By Akriti Shah
(Reuters) -Arm Holdings shares tumbled nearly 13% in early trading on Thursday as the chip tech provider’s plan to invest in its own chip development, which would bite into future profits, disappointed investors.
The company’s decision to ramp up investment in chip creation marks a significant pivot from its legacy business model of licensing intellectual property to the likes of Nvidia and Amazon, which already design their own chips.
This new chip strategy positions it to compete with its own customers and could lead to conflicts of interest, J.P. Morgan analyst Harlan Sur said.
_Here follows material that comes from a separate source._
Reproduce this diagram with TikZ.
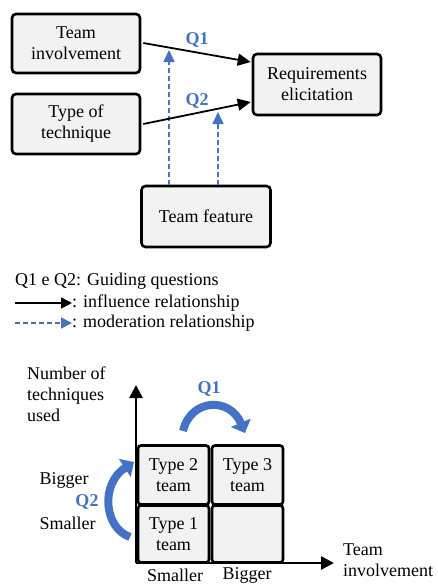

“The (Arm) team remains focused on system-level, software, and AI initiatives. However, we are increasingly concerned with its strategy to develop full chip solutions,” Sur said.
Arm forecast fiscal second-quarter profit slightly below Wall Street estimates, as escalating global trade tensions threaten demand in its core smartphone market, disappointing investors who had driven the stock sharply higher in recent months.
Arm has jumped 150% since its stock market debut in 2023, and has risen 32.4% so far this year, compared with gains of about 34% for Nvidia and 49% for AMD.
The shares trade at over 80 times the earnings estimates, much higher than rivals Nvidia’s 34.91 and AMD’s 35.33.
Arm’s subdued forecast highlights the uncertainty facing global manufacturers and supply chains amid ongoing U.S. trade tensions.
At least nine brokerages raised their price targets on the stock, while two lowered theirs, bringing the median to $155, according to data compiled by LSEG.
The company’s shares were last down 12.6% at $142.75.